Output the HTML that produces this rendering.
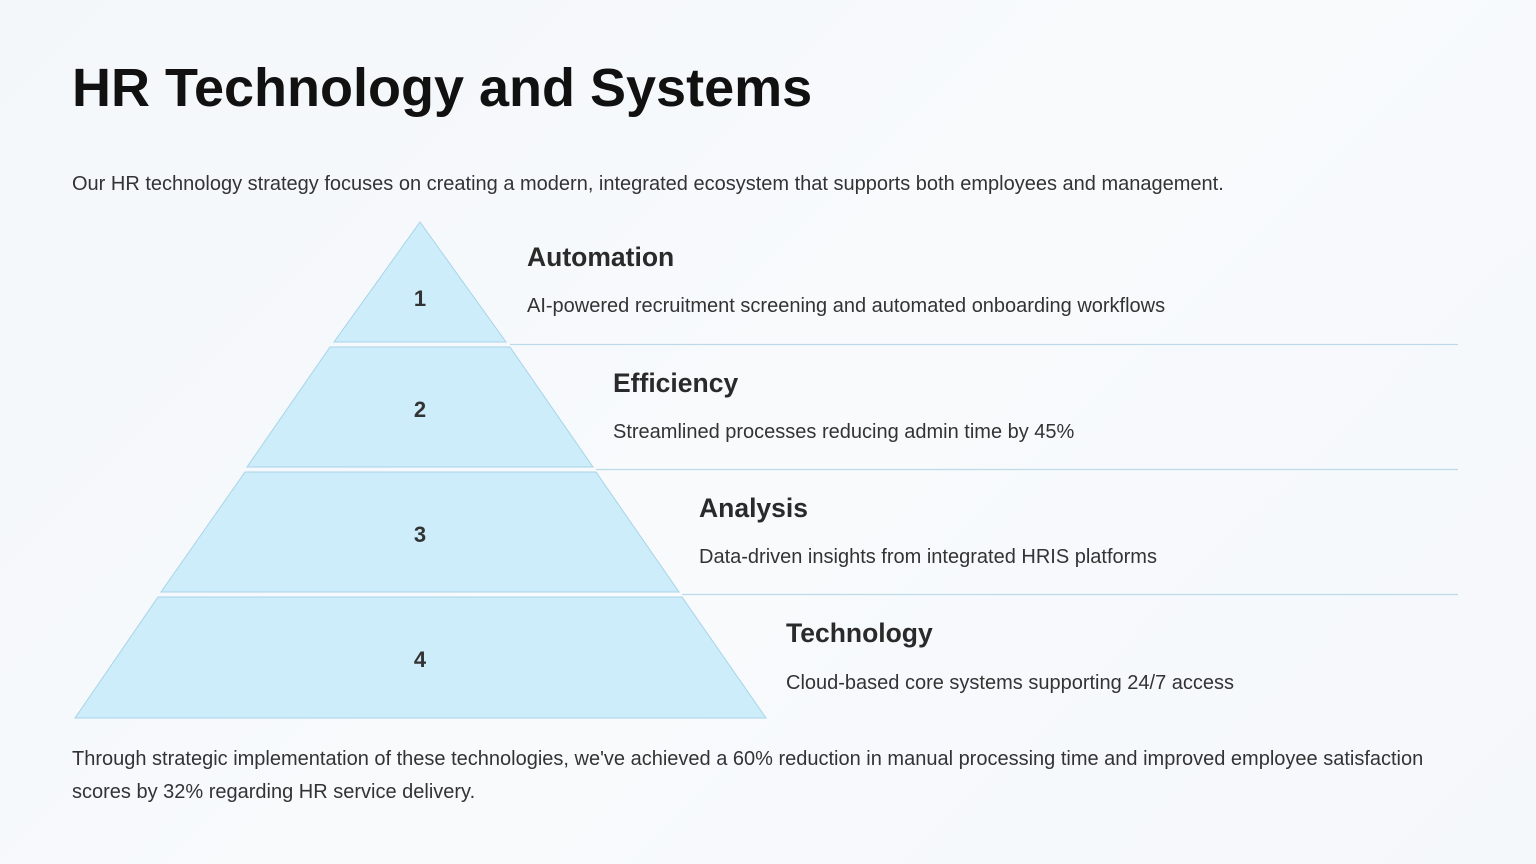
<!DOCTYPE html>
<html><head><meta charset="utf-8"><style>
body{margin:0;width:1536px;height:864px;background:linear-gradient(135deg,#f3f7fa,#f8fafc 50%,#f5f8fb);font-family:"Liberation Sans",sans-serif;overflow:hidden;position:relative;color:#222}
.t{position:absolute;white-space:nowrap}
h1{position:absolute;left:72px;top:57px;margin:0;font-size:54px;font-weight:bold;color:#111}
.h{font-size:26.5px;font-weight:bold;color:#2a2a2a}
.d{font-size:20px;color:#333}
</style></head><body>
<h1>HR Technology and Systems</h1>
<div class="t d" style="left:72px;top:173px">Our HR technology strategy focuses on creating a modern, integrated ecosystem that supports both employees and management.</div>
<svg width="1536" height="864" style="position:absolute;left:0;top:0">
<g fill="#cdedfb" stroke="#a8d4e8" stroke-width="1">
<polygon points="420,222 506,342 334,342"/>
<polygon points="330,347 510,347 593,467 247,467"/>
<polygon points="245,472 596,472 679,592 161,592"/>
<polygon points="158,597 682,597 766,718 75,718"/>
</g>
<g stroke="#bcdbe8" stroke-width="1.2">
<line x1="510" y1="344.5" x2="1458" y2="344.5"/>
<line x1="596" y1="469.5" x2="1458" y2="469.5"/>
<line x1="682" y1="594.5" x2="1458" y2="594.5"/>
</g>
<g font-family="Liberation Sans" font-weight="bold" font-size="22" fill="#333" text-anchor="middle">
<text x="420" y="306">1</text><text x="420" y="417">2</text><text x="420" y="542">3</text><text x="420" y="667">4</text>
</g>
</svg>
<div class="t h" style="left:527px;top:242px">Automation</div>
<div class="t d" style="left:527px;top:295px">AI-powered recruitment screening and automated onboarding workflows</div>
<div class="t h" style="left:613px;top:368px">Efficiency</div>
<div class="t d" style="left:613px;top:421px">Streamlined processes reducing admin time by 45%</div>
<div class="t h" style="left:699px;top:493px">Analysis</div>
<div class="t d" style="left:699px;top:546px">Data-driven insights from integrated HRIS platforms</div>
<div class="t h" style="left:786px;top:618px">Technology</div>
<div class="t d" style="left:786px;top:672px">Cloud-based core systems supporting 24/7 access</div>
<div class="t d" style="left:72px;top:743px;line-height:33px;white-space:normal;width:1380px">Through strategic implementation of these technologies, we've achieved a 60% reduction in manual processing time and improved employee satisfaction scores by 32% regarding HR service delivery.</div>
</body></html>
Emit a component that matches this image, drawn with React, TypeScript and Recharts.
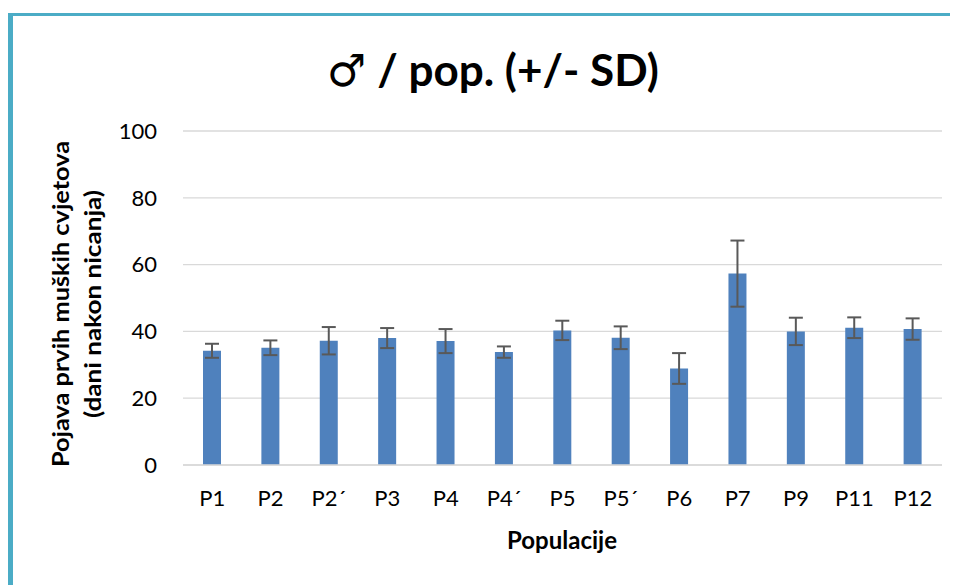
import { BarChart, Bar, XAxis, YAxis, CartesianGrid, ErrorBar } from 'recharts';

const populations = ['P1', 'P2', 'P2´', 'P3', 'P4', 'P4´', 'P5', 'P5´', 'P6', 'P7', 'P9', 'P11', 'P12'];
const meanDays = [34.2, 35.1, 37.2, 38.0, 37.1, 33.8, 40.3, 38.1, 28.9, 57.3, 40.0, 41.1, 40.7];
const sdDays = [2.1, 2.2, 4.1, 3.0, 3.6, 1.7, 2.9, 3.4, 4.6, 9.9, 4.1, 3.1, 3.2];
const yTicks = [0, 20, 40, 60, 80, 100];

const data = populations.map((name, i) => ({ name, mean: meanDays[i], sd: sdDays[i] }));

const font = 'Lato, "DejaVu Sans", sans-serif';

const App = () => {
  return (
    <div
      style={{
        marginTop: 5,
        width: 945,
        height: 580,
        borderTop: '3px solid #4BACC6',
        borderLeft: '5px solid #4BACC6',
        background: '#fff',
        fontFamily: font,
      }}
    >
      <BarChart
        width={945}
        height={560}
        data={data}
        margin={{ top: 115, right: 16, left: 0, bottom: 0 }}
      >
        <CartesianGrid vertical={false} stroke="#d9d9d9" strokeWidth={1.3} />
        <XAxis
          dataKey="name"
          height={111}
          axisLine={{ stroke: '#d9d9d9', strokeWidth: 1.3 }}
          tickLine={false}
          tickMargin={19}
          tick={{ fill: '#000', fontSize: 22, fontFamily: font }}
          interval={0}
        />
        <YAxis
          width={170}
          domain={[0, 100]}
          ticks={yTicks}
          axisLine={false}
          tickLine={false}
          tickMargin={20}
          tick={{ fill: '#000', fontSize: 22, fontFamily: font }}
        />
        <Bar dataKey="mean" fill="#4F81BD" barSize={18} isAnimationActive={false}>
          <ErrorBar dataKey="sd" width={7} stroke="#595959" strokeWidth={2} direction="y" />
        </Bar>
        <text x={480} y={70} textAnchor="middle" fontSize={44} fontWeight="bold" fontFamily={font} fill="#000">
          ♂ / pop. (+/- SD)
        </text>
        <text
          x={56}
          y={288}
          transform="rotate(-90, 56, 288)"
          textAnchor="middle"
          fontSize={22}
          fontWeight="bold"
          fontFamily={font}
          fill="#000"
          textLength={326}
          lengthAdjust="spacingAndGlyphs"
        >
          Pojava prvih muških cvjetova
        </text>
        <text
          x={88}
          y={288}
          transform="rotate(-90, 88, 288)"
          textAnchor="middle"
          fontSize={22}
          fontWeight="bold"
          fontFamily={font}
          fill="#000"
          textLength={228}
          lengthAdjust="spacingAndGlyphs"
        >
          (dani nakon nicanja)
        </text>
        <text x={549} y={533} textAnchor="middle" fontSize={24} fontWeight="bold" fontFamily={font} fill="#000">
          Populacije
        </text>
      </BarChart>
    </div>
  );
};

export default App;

::::::::

REQUEST »
Reproduce every record above exactly, but leave out the pictures.

RIGHT ANSWER »
Output the HTML that produces this rendering.
<!DOCTYPE html>
<html><head><meta charset="utf-8"><style>
body{margin:0;width:1536px;height:864px;background:linear-gradient(135deg,#f3f7fa,#f8fafc 50%,#f5f8fb);font-family:"Liberation Sans",sans-serif;overflow:hidden;position:relative;color:#222}
.t{position:absolute;white-space:nowrap}
h1{position:absolute;left:72px;top:57px;margin:0;font-size:54px;font-weight:bold;color:#111}
.h{font-size:26.5px;font-weight:bold;color:#2a2a2a}
.d{font-size:20px;color:#333}
</style></head><body>
<h1>HR Technology and Systems</h1>
<div class="t d" style="left:72px;top:173px">Our HR technology strategy focuses on creating a modern, integrated ecosystem that supports both employees and management.</div>
<svg width="1536" height="864" style="position:absolute;left:0;top:0">
<g fill="#cdedfb" stroke="#a8d4e8" stroke-width="1">
<polygon points="420,222 506,342 334,342"/>
<polygon points="330,347 510,347 593,467 247,467"/>
<polygon points="245,472 596,472 679,592 161,592"/>
<polygon points="158,597 682,597 766,718 75,718"/>
</g>
<g stroke="#bcdbe8" stroke-width="1.2">
<line x1="510" y1="344.5" x2="1458" y2="344.5"/>
<line x1="596" y1="469.5" x2="1458" y2="469.5"/>
<line x1="682" y1="594.5" x2="1458" y2="594.5"/>
</g>
<g font-family="Liberation Sans" font-weight="bold" font-size="22" fill="#333" text-anchor="middle">
<text x="420" y="306">1</text><text x="420" y="417">2</text><text x="420" y="542">3</text><text x="420" y="667">4</text>
</g>
</svg>
<div class="t h" style="left:527px;top:242px">Automation</div>
<div class="t d" style="left:527px;top:295px">AI-powered recruitment screening and automated onboarding workflows</div>
<div class="t h" style="left:613px;top:368px">Efficiency</div>
<div class="t d" style="left:613px;top:421px">Streamlined processes reducing admin time by 45%</div>
<div class="t h" style="left:699px;top:493px">Analysis</div>
<div class="t d" style="left:699px;top:546px">Data-driven insights from integrated HRIS platforms</div>
<div class="t h" style="left:786px;top:618px">Technology</div>
<div class="t d" style="left:786px;top:672px">Cloud-based core systems supporting 24/7 access</div>
<div class="t d" style="left:72px;top:743px;line-height:33px;white-space:normal;width:1380px">Through strategic implementation of these technologies, we've achieved a 60% reduction in manual processing time and improved employee satisfaction scores by 32% regarding HR service delivery.</div>
</body></html>
Emit a component that matches this image, drawn with React, TypeScript and Recharts.
import { BarChart, Bar, XAxis, YAxis, CartesianGrid, ErrorBar } from 'recharts';

const populations = ['P1', 'P2', 'P2´', 'P3', 'P4', 'P4´', 'P5', 'P5´', 'P6', 'P7', 'P9', 'P11', 'P12'];
const meanDays = [34.2, 35.1, 37.2, 38.0, 37.1, 33.8, 40.3, 38.1, 28.9, 57.3, 40.0, 41.1, 40.7];
const sdDays = [2.1, 2.2, 4.1, 3.0, 3.6, 1.7, 2.9, 3.4, 4.6, 9.9, 4.1, 3.1, 3.2];
const yTicks = [0, 20, 40, 60, 80, 100];

const data = populations.map((name, i) => ({ name, mean: meanDays[i], sd: sdDays[i] }));

const font = 'Lato, "DejaVu Sans", sans-serif';

const App = () => {
  return (
    <div
      style={{
        marginTop: 5,
        width: 945,
        height: 580,
        borderTop: '3px solid #4BACC6',
        borderLeft: '5px solid #4BACC6',
        background: '#fff',
        fontFamily: font,
      }}
    >
      <BarChart
        width={945}
        height={560}
        data={data}
        margin={{ top: 115, right: 16, left: 0, bottom: 0 }}
      >
        <CartesianGrid vertical={false} stroke="#d9d9d9" strokeWidth={1.3} />
        <XAxis
          dataKey="name"
          height={111}
          axisLine={{ stroke: '#d9d9d9', strokeWidth: 1.3 }}
          tickLine={false}
          tickMargin={19}
          tick={{ fill: '#000', fontSize: 22, fontFamily: font }}
          interval={0}
        />
        <YAxis
          width={170}
          domain={[0, 100]}
          ticks={yTicks}
          axisLine={false}
          tickLine={false}
          tickMargin={20}
          tick={{ fill: '#000', fontSize: 22, fontFamily: font }}
        />
        <Bar dataKey="mean" fill="#4F81BD" barSize={18} isAnimationActive={false}>
          <ErrorBar dataKey="sd" width={7} stroke="#595959" strokeWidth={2} direction="y" />
        </Bar>
        <text x={480} y={70} textAnchor="middle" fontSize={44} fontWeight="bold" fontFamily={font} fill="#000">
          ♂ / pop. (+/- SD)
        </text>
        <text
          x={56}
          y={288}
          transform="rotate(-90, 56, 288)"
          textAnchor="middle"
          fontSize={22}
          fontWeight="bold"
          fontFamily={font}
          fill="#000"
          textLength={326}
          lengthAdjust="spacingAndGlyphs"
        >
          Pojava prvih muških cvjetova
        </text>
        <text
          x={88}
          y={288}
          transform="rotate(-90, 88, 288)"
          textAnchor="middle"
          fontSize={22}
          fontWeight="bold"
          fontFamily={font}
          fill="#000"
          textLength={228}
          lengthAdjust="spacingAndGlyphs"
        >
          (dani nakon nicanja)
        </text>
        <text x={549} y={533} textAnchor="middle" fontSize={24} fontWeight="bold" fontFamily={font} fill="#000">
          Populacije
        </text>
      </BarChart>
    </div>
  );
};

export default App;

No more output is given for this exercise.